DATASET RECORDS -
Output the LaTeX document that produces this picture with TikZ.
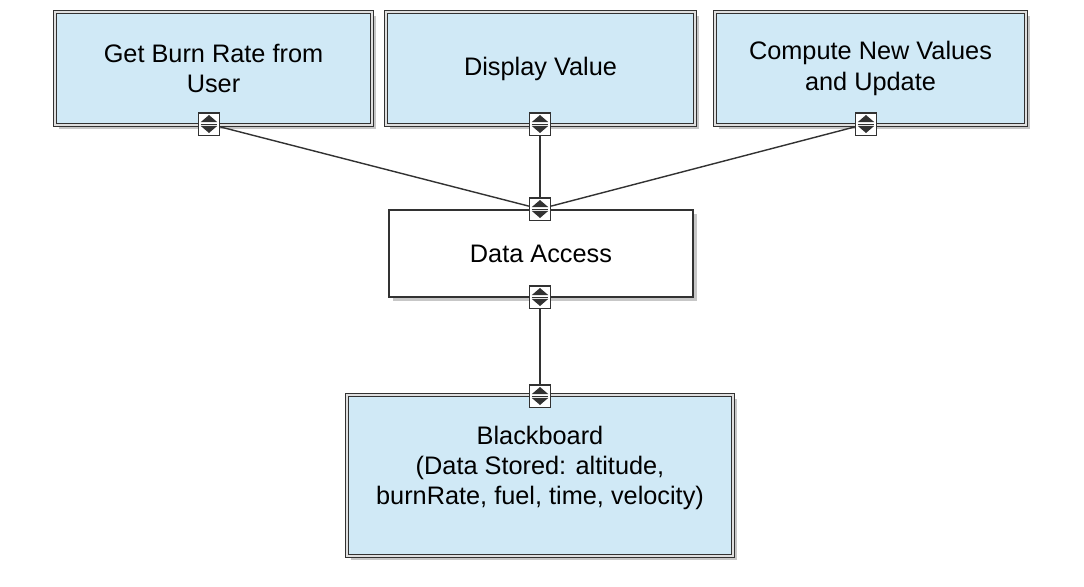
\documentclass[tikz,border=0pt]{standalone}
\usepackage{fontspec}
\setmainfont{Liberation Sans}
\usetikzlibrary{calc,shadows}
\definecolor{boxblue}{RGB}{208,233,246}
\definecolor{edge}{RGB}{50,50,50}
\tikzset{
  px/.style={x=0.025cm,y=-0.025cm},
  boxbase/.style={draw=edge, line width=0.7pt, double=gray!25, double distance=1.1pt,
    align=center, font=\fontsize{18}{21.5}\selectfont, inner sep=0pt,
    drop shadow={shadow xshift=2.5pt, shadow yshift=-2.5pt, opacity=0.22, fill=black}},
  bluebox/.style={boxbase, fill=boxblue},
  whitebox/.style={draw=edge, line width=1.4pt, fill=white, align=center,
    font=\fontsize{18}{21.5}\selectfont, inner sep=0pt,
    drop shadow={shadow xshift=2.5pt, shadow yshift=-2.5pt, opacity=0.22, fill=black}},
  port/.style={draw=edge, line width=1pt, fill=white, inner sep=0pt,
    minimum width=0.52cm, minimum height=0.56cm,
    path picture={
      \fill[edge] ($(path picture bounding box.center)+(0,6.4pt)$) -- ($(path picture bounding box.center)+(-5.8pt,1.4pt)$) -- ($(path picture bounding box.center)+(5.8pt,1.4pt)$) -- cycle;
      \fill[edge] ($(path picture bounding box.center)+(0,-6.4pt)$) -- ($(path picture bounding box.center)+(-5.8pt,-1.4pt)$) -- ($(path picture bounding box.center)+(5.8pt,-1.4pt)$) -- cycle;
      \draw[edge, line width=0.6pt] ($(path picture bounding box.center)+(-6pt,0)$) -- ($(path picture bounding box.center)+(6pt,0)$);
    }},
  conn/.style={draw=edge, line width=1pt}
}
\begin{document}
\begin{tikzpicture}[px]
\useasboundingbox[fill=white] (0,0) rectangle (1084,586);
\node[bluebox, minimum width=317*0.025cm, minimum height=113*0.025cm] (get) at (213.5,68.5) {Get Burn Rate from\\User};
\node[bluebox, minimum width=309*0.025cm, minimum height=113*0.025cm] (disp) at (540.5,68.5) {Display Value};
\node[bluebox, minimum width=311*0.025cm, minimum height=113*0.025cm] (comp) at (870.5,68.5) {Compute New Values\\and Update};
\node[whitebox, minimum width=304*0.025cm, minimum height=87*0.025cm] (da) at (541,253.5) {Data Access};
\node[bluebox, minimum width=386*0.025cm, minimum height=161*0.025cm] (bb) at (540,475.5) {};
\node[align=center, font=\fontsize{18}{21.5}\selectfont, inner sep=0pt] (bbtext) at (540,468) {Blackboard\\(Data Stored: altitude,\\burnRate, fuel, time, velocity)};
\node[port] (pget) at (209,124) {};
\node[port] (pdisp) at (540,124) {};
\node[port] (pcomp) at (866,124) {};
\node[port] (pdatop) at (540,209) {};
\node[port] (pdabot) at (540,297) {};
\node[port] (pbb) at (540,396) {};
\draw[conn] (pget) -- (pdatop);
\draw[conn] (pdisp) -- (pdatop);
\draw[conn] (pcomp) -- (pdatop);
\draw[conn] (pdabot) -- (pbb);
\end{tikzpicture}
\end{document}
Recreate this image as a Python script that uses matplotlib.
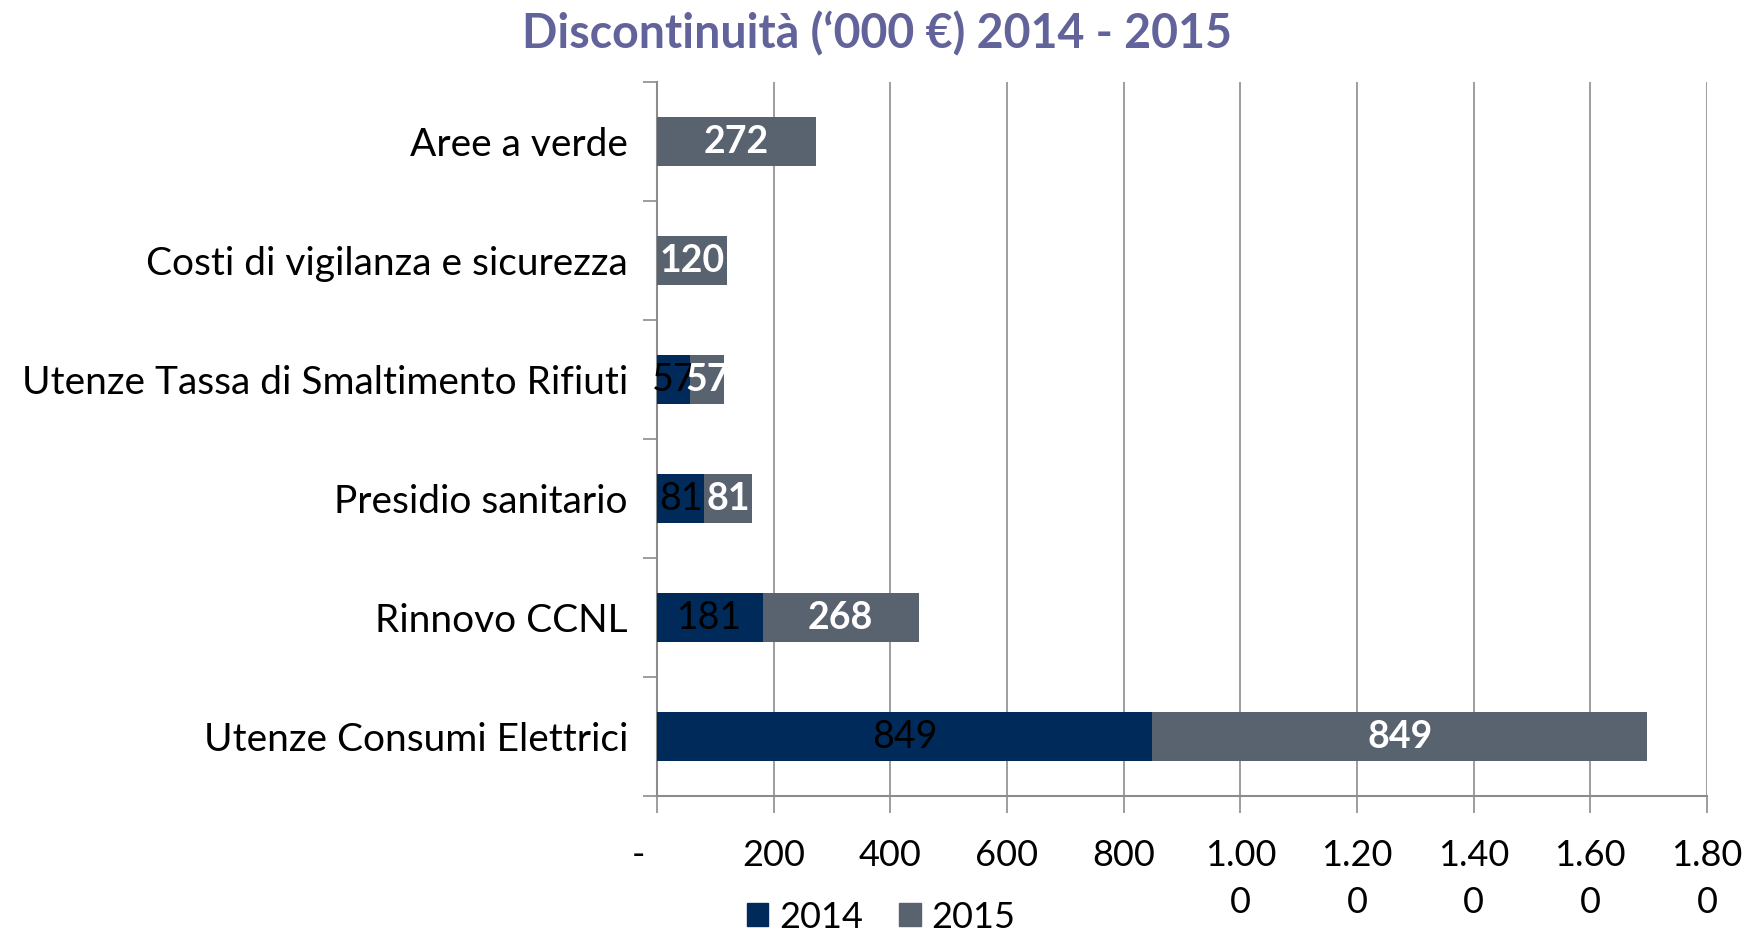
import matplotlib as mpl
import matplotlib.pyplot as plt
import matplotlib.transforms as mtransforms
from matplotlib.patches import Patch
import numpy as np

mpl.use('Agg')

plt.rcParams['font.family'] = ['Lato', 'DejaVu Sans']

# data (bottom to top)
categories = ['Utenze Consumi Elettrici', 'Rinnovo CCNL', 'Presidio sanitario',
              'Utenze Tassa di Smaltimento Rifiuti',
              'Costi di vigilanza e sicurezza', 'Aree a verde']
values_2014 = [849, 181, 81, 57, 0, 0]
values_2015 = [849, 268, 81, 57, 120, 272]
series_names = ['2014', '2015']
x_ticks = [0, 200, 400, 600, 800, 1000, 1200, 1400, 1600, 1800]
x_ticklabels = ['-', '200', '400', '600', '800',
                '1.00\n0', '1.20\n0', '1.40\n0', '1.60\n0', '1.80\n0']

color_2014 = '#002a5a'
color_2015 = '#59636f'
grid_color = '#8c8c8c'

fig = plt.figure(figsize=(17.55, 9.32), dpi=100)
ax = fig.add_axes([0.3744, 0.1459, 0.5982, 0.7661])

y = np.arange(len(categories))
bar_h = 0.41
ax.barh(y, values_2014, height=bar_h, color=color_2014, zorder=3)
ax.barh(y, values_2015, left=values_2014, height=bar_h, color=color_2015,
        zorder=3)

# data labels
for i in range(len(categories)):
    if values_2014[i] > 0:
        ax.text(values_2014[i] / 2, y[i], str(values_2014[i]), ha='center',
                va='center', fontsize=27, color='black', zorder=4)
    if values_2015[i] > 0:
        ax.text(values_2014[i] + values_2015[i] / 2, y[i], str(values_2015[i]),
                ha='center', va='center', fontsize=27, color='white',
                fontweight='bold', zorder=4)

ax.set_xlim(0, 1800)
ax.set_ylim(-0.5, len(categories) - 0.5)

ax.set_xticks(x_ticks)
ax.set_xticklabels(x_ticklabels, fontsize=26, linespacing=1.5)
ax.tick_params(axis='x', length=12, width=1.2, color=grid_color, pad=19)
ax.xaxis.grid(True, color=grid_color, linewidth=1.2, zorder=0)

# shift the "-" label to the left like the original
lab0 = ax.get_xticklabels()[0]
lab0.set_transform(lab0.get_transform() +
                   mtransforms.ScaledTranslation(-0.19, 0, fig.dpi_scale_trans))

ax.set_yticks(y)
ax.set_yticklabels(categories, fontsize=28)
ax.set_yticks(np.arange(-0.5, len(categories), 1), minor=True)
ax.tick_params(axis='y', which='major', length=0, pad=21)
ax.tick_params(axis='y', which='minor', length=10, width=1.2, color=grid_color)

for side in ['top', 'right']:
    ax.spines[side].set_visible(False)
for side in ['left', 'bottom']:
    ax.spines[side].set_color(grid_color)
    ax.spines[side].set_linewidth(1.5)

fig.suptitle("Discontinuità (\u2018000 \u20ac) 2014 - 2015", x=0.5, y=0.964,
             fontsize=33.5, fontweight='bold', color='#62639a', va='center')

handles = [Patch(color=color_2014), Patch(color=color_2015)]
fig.legend(handles, series_names, loc='center', bbox_to_anchor=(0.502, 0.016),
           ncol=2, frameon=False, fontsize=26, handlelength=0.6,
           handleheight=0.6, handletextpad=0.3, columnspacing=1.0)

fig.savefig('out.png', dpi=100)
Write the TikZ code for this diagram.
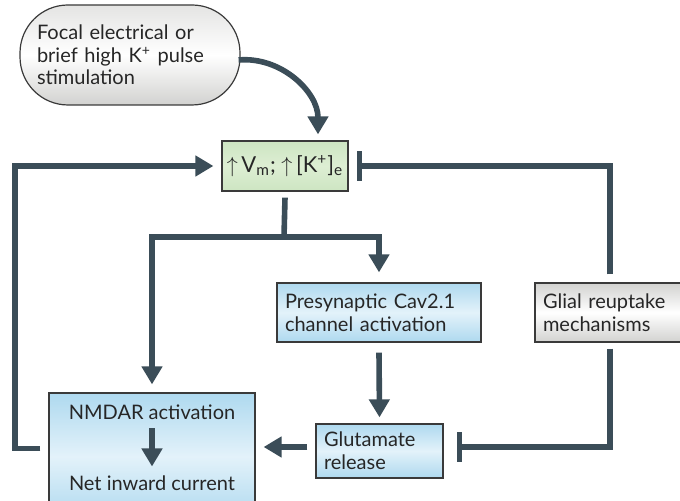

EXERCISE GOAL -
Write out all the records again, exactly, minus any pictures.

PROBLEM SOLUTION -
Output the LaTeX document that produces this picture with TikZ.
\documentclass[tikz,border=0pt]{standalone}
\usepackage{fontspec}
\setmainfont{Liberation Sans}
\usetikzlibrary{calc,shadows}
\definecolor{boxblue}{RGB}{208,233,246}
\definecolor{edge}{RGB}{50,50,50}
\tikzset{
  px/.style={x=0.025cm,y=-0.025cm},
  boxbase/.style={draw=edge, line width=0.7pt, double=gray!25, double distance=1.1pt,
    align=center, font=\fontsize{18}{21.5}\selectfont, inner sep=0pt,
    drop shadow={shadow xshift=2.5pt, shadow yshift=-2.5pt, opacity=0.22, fill=black}},
  bluebox/.style={boxbase, fill=boxblue},
  whitebox/.style={draw=edge, line width=1.4pt, fill=white, align=center,
    font=\fontsize{18}{21.5}\selectfont, inner sep=0pt,
    drop shadow={shadow xshift=2.5pt, shadow yshift=-2.5pt, opacity=0.22, fill=black}},
  port/.style={draw=edge, line width=1pt, fill=white, inner sep=0pt,
    minimum width=0.52cm, minimum height=0.56cm,
    path picture={
      \fill[edge] ($(path picture bounding box.center)+(0,6.4pt)$) -- ($(path picture bounding box.center)+(-5.8pt,1.4pt)$) -- ($(path picture bounding box.center)+(5.8pt,1.4pt)$) -- cycle;
      \fill[edge] ($(path picture bounding box.center)+(0,-6.4pt)$) -- ($(path picture bounding box.center)+(-5.8pt,-1.4pt)$) -- ($(path picture bounding box.center)+(5.8pt,-1.4pt)$) -- cycle;
      \draw[edge, line width=0.6pt] ($(path picture bounding box.center)+(-6pt,0)$) -- ($(path picture bounding box.center)+(6pt,0)$);
    }},
  conn/.style={draw=edge, line width=1pt}
}
\begin{document}
\begin{tikzpicture}[px]
\useasboundingbox[fill=white] (0,0) rectangle (1084,586);
\node[bluebox, minimum width=317*0.025cm, minimum height=113*0.025cm] (get) at (213.5,68.5) {Get Burn Rate from\\User};
\node[bluebox, minimum width=309*0.025cm, minimum height=113*0.025cm] (disp) at (540.5,68.5) {Display Value};
\node[bluebox, minimum width=311*0.025cm, minimum height=113*0.025cm] (comp) at (870.5,68.5) {Compute New Values\\and Update};
\node[whitebox, minimum width=304*0.025cm, minimum height=87*0.025cm] (da) at (541,253.5) {Data Access};
\node[bluebox, minimum width=386*0.025cm, minimum height=161*0.025cm] (bb) at (540,475.5) {};
\node[align=center, font=\fontsize{18}{21.5}\selectfont, inner sep=0pt] (bbtext) at (540,468) {Blackboard\\(Data Stored: altitude,\\burnRate, fuel, time, velocity)};
\node[port] (pget) at (209,124) {};
\node[port] (pdisp) at (540,124) {};
\node[port] (pcomp) at (866,124) {};
\node[port] (pdatop) at (540,209) {};
\node[port] (pdabot) at (540,297) {};
\node[port] (pbb) at (540,396) {};
\draw[conn] (pget) -- (pdatop);
\draw[conn] (pdisp) -- (pdatop);
\draw[conn] (pcomp) -- (pdatop);
\draw[conn] (pdabot) -- (pbb);
\end{tikzpicture}
\end{document}
Recreate this image as a Python script that uses matplotlib.
import matplotlib as mpl
import matplotlib.pyplot as plt
import matplotlib.transforms as mtransforms
from matplotlib.patches import Patch
import numpy as np

mpl.use('Agg')

plt.rcParams['font.family'] = ['Lato', 'DejaVu Sans']

# data (bottom to top)
categories = ['Utenze Consumi Elettrici', 'Rinnovo CCNL', 'Presidio sanitario',
              'Utenze Tassa di Smaltimento Rifiuti',
              'Costi di vigilanza e sicurezza', 'Aree a verde']
values_2014 = [849, 181, 81, 57, 0, 0]
values_2015 = [849, 268, 81, 57, 120, 272]
series_names = ['2014', '2015']
x_ticks = [0, 200, 400, 600, 800, 1000, 1200, 1400, 1600, 1800]
x_ticklabels = ['-', '200', '400', '600', '800',
                '1.00\n0', '1.20\n0', '1.40\n0', '1.60\n0', '1.80\n0']

color_2014 = '#002a5a'
color_2015 = '#59636f'
grid_color = '#8c8c8c'

fig = plt.figure(figsize=(17.55, 9.32), dpi=100)
ax = fig.add_axes([0.3744, 0.1459, 0.5982, 0.7661])

y = np.arange(len(categories))
bar_h = 0.41
ax.barh(y, values_2014, height=bar_h, color=color_2014, zorder=3)
ax.barh(y, values_2015, left=values_2014, height=bar_h, color=color_2015,
        zorder=3)

# data labels
for i in range(len(categories)):
    if values_2014[i] > 0:
        ax.text(values_2014[i] / 2, y[i], str(values_2014[i]), ha='center',
                va='center', fontsize=27, color='black', zorder=4)
    if values_2015[i] > 0:
        ax.text(values_2014[i] + values_2015[i] / 2, y[i], str(values_2015[i]),
                ha='center', va='center', fontsize=27, color='white',
                fontweight='bold', zorder=4)

ax.set_xlim(0, 1800)
ax.set_ylim(-0.5, len(categories) - 0.5)

ax.set_xticks(x_ticks)
ax.set_xticklabels(x_ticklabels, fontsize=26, linespacing=1.5)
ax.tick_params(axis='x', length=12, width=1.2, color=grid_color, pad=19)
ax.xaxis.grid(True, color=grid_color, linewidth=1.2, zorder=0)

# shift the "-" label to the left like the original
lab0 = ax.get_xticklabels()[0]
lab0.set_transform(lab0.get_transform() +
                   mtransforms.ScaledTranslation(-0.19, 0, fig.dpi_scale_trans))

ax.set_yticks(y)
ax.set_yticklabels(categories, fontsize=28)
ax.set_yticks(np.arange(-0.5, len(categories), 1), minor=True)
ax.tick_params(axis='y', which='major', length=0, pad=21)
ax.tick_params(axis='y', which='minor', length=10, width=1.2, color=grid_color)

for side in ['top', 'right']:
    ax.spines[side].set_visible(False)
for side in ['left', 'bottom']:
    ax.spines[side].set_color(grid_color)
    ax.spines[side].set_linewidth(1.5)

fig.suptitle("Discontinuità (\u2018000 \u20ac) 2014 - 2015", x=0.5, y=0.964,
             fontsize=33.5, fontweight='bold', color='#62639a', va='center')

handles = [Patch(color=color_2014), Patch(color=color_2015)]
fig.legend(handles, series_names, loc='center', bbox_to_anchor=(0.502, 0.016),
           ncol=2, frameon=False, fontsize=26, handlelength=0.6,
           handleheight=0.6, handletextpad=0.3, columnspacing=1.0)

fig.savefig('out.png', dpi=100)
Write the TikZ code for this diagram.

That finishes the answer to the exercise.